Tragedie rodziców szukających "porwanej" małej córki zna cały kraj. Przez ponad tydzień czasu szukała ją Policja w całym kraju. Jak się okazało mała już od początku była martwa. Cóż... Tragedia rodziny... Po nagłośnieniu sprawy i zrobieniu sensacji przez media, tragedia całego miasta, kraju. Ludzie chcą jej wybudować pomnik. Czy słusznie? Zgadzacie się z tym? A może macie odmienne zdanie? Czy nie jest to wyolbrzymianie sprawy?
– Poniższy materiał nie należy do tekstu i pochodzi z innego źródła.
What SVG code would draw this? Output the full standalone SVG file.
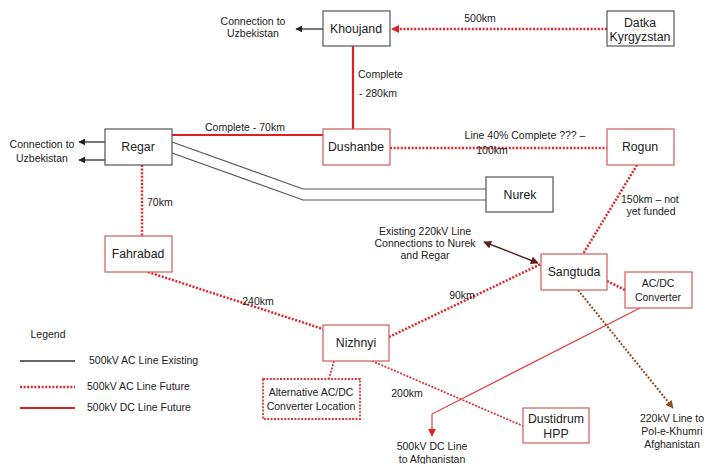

Czy ludzie nie robią to pod publike, bo media się tym zajęły, gdyż nie miały lepszego tematu na papke medialną?
(Ten post był ostatnio modyfikowany: 10-02-2012 23:21 przez Uncle.)
Jak dla mnie jest to dużo przesada. W Polsce i nie tylko umiera wiele małych dzieci i to nawet w bardziej brutalny sposób i jakoś nikt się nimi nie przejmuje i nie myśli o tym by stawiać im pomniki. Jest to wyolbrzymianie tej tragedii i tylko sztuczne podtrzymanie zainteresowania nią.
Niebieska: Zgadzam się w 100%. Według mnie pomniki powinno się stawiać ludziom którzy uczynili coś dużego, co zasługuje na pamięć innych ludzi. Nie rozumiem sensu stawiania pomnika porwanej dziewczynce.